The Coasian boundary is not a fixed organizational chart line but a dynamic equilibrium that shifts whenever the underlying cost structure changes. A firm expands when the cost of organizing an additional transaction internally is less than the cost of transacting on the market; it contracts when the reverse holds. For most of the twentieth century, this boundary enclosed production — firms internalized software development, legal analysis, design work because coordinating these activities through markets was prohibitively expensive. AI has moved the boundary inward dramatically by collapsing the transaction costs that justified internal production, forcing every organization to reassess which activities still warrant hierarchical coordination and which can migrate to AI-augmented individuals operating on the market.
The boundary's position reflects the comparison of two kinds of costs. Coordination costs include management overhead, meetings, specification documents, performance reviews, and all the apparatus firms build to direct and monitor internal activities. Transaction costs include search (finding the right provider), bargaining (negotiating terms), and enforcement (ensuring quality). When coordination is cheaper, the activity belongs inside the firm. When transaction is cheaper, it belongs on the market.
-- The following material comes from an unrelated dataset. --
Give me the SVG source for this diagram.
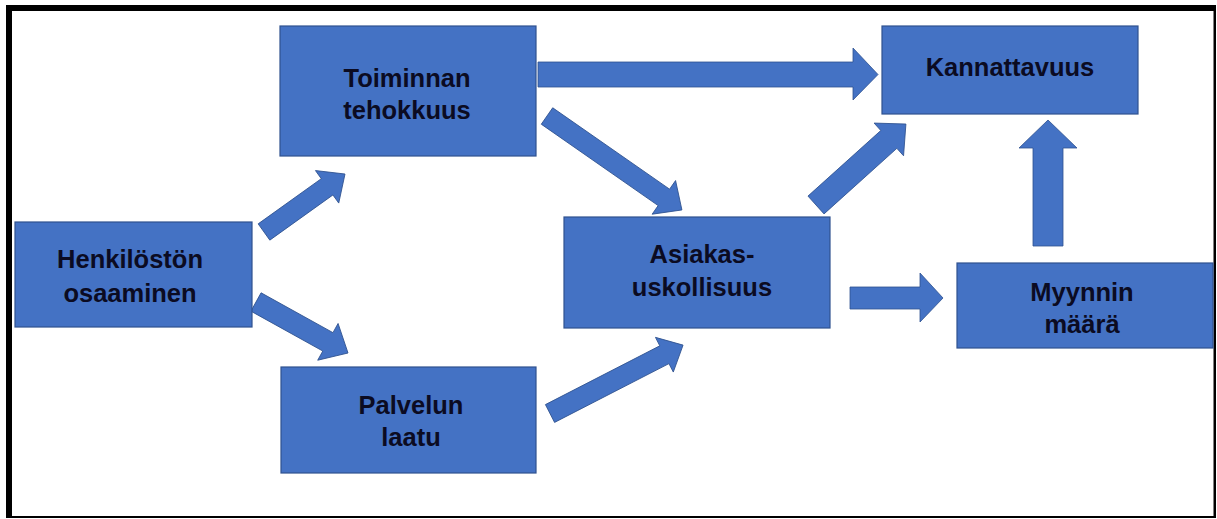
<svg xmlns="http://www.w3.org/2000/svg" width="1217" height="519" viewBox="0 0 1217 519">
  <style>
    .box { fill: #4472C4; stroke: #2F528F; stroke-width: 1.2; }
    .arrow { fill: #4472C4; stroke: #2F528F; stroke-width: 0.8; }
    .label { font-family: "Liberation Sans", Arial, sans-serif; font-weight: bold; font-size: 25.5px; fill: #0b0b22; text-anchor: middle; }
  </style>

  <!-- outer frame: heavy on the left/top, thin on the right/bottom -->
  <rect x="6" y="5" width="1210" height="513" fill="#000"/>
  <rect x="12" y="11" width="1201.5" height="505" fill="#fff"/>

  <g id="connectors">
    <!-- Henkilöstön osaaminen -> Toiminnan tehokkuus -->
    <path class="arrow" transform="translate(264,232) rotate(-35.6)" d="M0,-10 L77.6,-10 L77.6,-20 L99.6,0 L77.6,20 L77.6,10 L0,10 Z"/>
    <!-- Henkilöstön osaaminen -> Palvelun laatu -->
    <path class="arrow" transform="translate(256,302) rotate(29)" d="M0,-10.5 L82.2,-10.5 L82.2,-21 L105.2,0 L82.2,21 L82.2,10.5 L0,10.5 Z"/>
    <!-- Toiminnan tehokkuus -> Kannattavuus -->
    <path class="arrow" d="M538,62 L853,62 L853,48 L878,74.5 L853,100 L853,87 L538,87 Z"/>
    <!-- Toiminnan tehokkuus -> Asiakasuskollisuus -->
    <path class="arrow" transform="translate(547,116) rotate(34.85)" d="M0,-10 L142.4,-10 L142.4,-20.5 L164.4,0 L142.4,20.5 L142.4,10 L0,10 Z"/>
    <!-- Asiakasuskollisuus -> Kannattavuus -->
    <path class="arrow" transform="translate(816,205) rotate(-42)" d="M0,-12 L98,-12 L98,-22 L121,0 L98,22 L98,12 L0,12 Z"/>
    <!-- Palvelun laatu -> Asiakasuskollisuus -->
    <path class="arrow" transform="translate(550,413.5) rotate(-27.2)" d="M0,-10 L128.6,-10 L128.6,-19.5 L149.6,0 L128.6,19.5 L128.6,10 L0,10 Z"/>
    <!-- Asiakasuskollisuus -> Myynnin määrä -->
    <path class="arrow" d="M850,287 L920,287 L920,273 L943,298 L920,322 L920,309 L850,309 Z"/>
    <!-- Myynnin määrä -> Kannattavuus -->
    <path class="arrow" d="M1033,246 L1033,148 L1019,148 L1048,120 L1077,148 L1063,148 L1063,246 Z"/>
  </g>

  <g id="henkiloston-osaaminen">
    <rect class="box" x="15" y="222" width="237" height="105"/>
    <text class="label" x="130" y="268">Henkilöstön</text>
    <text class="label" x="130" y="301.5">osaaminen</text>
  </g>

  <g id="toiminnan-tehokkuus">
    <rect class="box" x="280" y="26" width="256" height="130"/>
    <text class="label" x="407" y="87">Toiminnan</text>
    <text class="label" x="407" y="119">tehokkuus</text>
  </g>

  <g id="palvelun-laatu">
    <rect class="box" x="281" y="367" width="255" height="106"/>
    <text class="label" x="411" y="414">Palvelun</text>
    <text class="label" x="411" y="446">laatu</text>
  </g>

  <g id="asiakasuskollisuus">
    <rect class="box" x="564" y="217" width="266" height="111"/>
    <text class="label" x="702" y="263">Asiakas-</text>
    <text class="label" x="702" y="295.5">uskollisuus</text>
  </g>

  <g id="kannattavuus">
    <rect class="box" x="882" y="26" width="256" height="88"/>
    <text class="label" x="1010" y="76">Kannattavuus</text>
  </g>

  <g id="myynnin-maara">
    <rect class="box" x="957" y="263" width="256" height="85"/>
    <text class="label" x="1082" y="301">Myynnin</text>
    <text class="label" x="1082" y="333">määrä</text>
  </g>
</svg>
The Industrial Revolution expanded firms because mechanized production required coordination at scales that markets could not provide. The AI revolution is contracting firms because coordination requirements have collapsed for a wide class of activities.
The boundary's movement is observable in real time through the Software Death Cross — the trillion-dollar repricing of software companies in early 2026. The market recognized that code-production activities, which had justified large engineering organizations, could now be performed by dramatically smaller teams or even by individuals. Firms whose value proposition was "we write the code" discovered their Coasian boundary had contracted beneath them. Only firms whose value resided in ecosystems — accumulated data, customer relationships, regulatory compliance, institutional trust — retained their economic rationale. The repricing was crude but directionally correct: production has migrated across the boundary; what remains inside must be coordination, judgment, or social functions markets cannot replicate.
Three forces determine where the boundary settles in the AI age. First, the magnitude of transaction-cost reduction varies by domain — spectacular for well-specified technical work, modest for ambiguous judgment-intensive work. Second, firm-specific knowledge matters less when AI can absorb codebases and documentation, reducing the asset specificity that Oliver Williamson identified as the primary driver of vertical integration. Third, new coordination costs emerge: evaluating AI output, maintaining architectural coherence across AI-generated components, ensuring quality when production speed outpaces human review capacity. The net effect is a boundary that has moved significantly inward but has not collapsed to zero — individuals can produce more, but complex coordination still requires organizational structure.
Coase articulated the boundary concept implicitly in his 1937 paper "The Nature of the Firm," though he did not use the term. He observed that "a firm will tend to expand until the costs of organising an extra transaction within the firm become equal to the costs of carrying out the same transaction by means of an exchange on the open market." The equilibrium language made the boundary a calculable threshold rather than a categorical distinction. Oliver Williamson formalized the framework in the 1970s and 1980s, developing transaction cost economics into a rigorous apparatus for predicting organizational boundaries. The "Coasian boundary" as a named concept emerged from this literature as shorthand for the make-or-buy decision understood through transaction-cost logic.
Equilibrium, not essence. The firm's boundary is determined by cost comparison, not by inherent logic about what activities "belong" inside organizations versus markets.
The boundary moves. Every shift in transaction costs — telephone, email, internet, AI — repositions the equilibrium, and organizational forms must adapt or become inefficient.
Individual as limiting case. The AI-augmented solo builder who needs no coordination represents the Coasian firm's limiting case: a firm of one, where coordination costs are zero.
Production migrates, judgment remains. The boundary is contracting around production activities while holding or expanding around judgment, trust-building, and standard-maintenance functions markets cannot provide.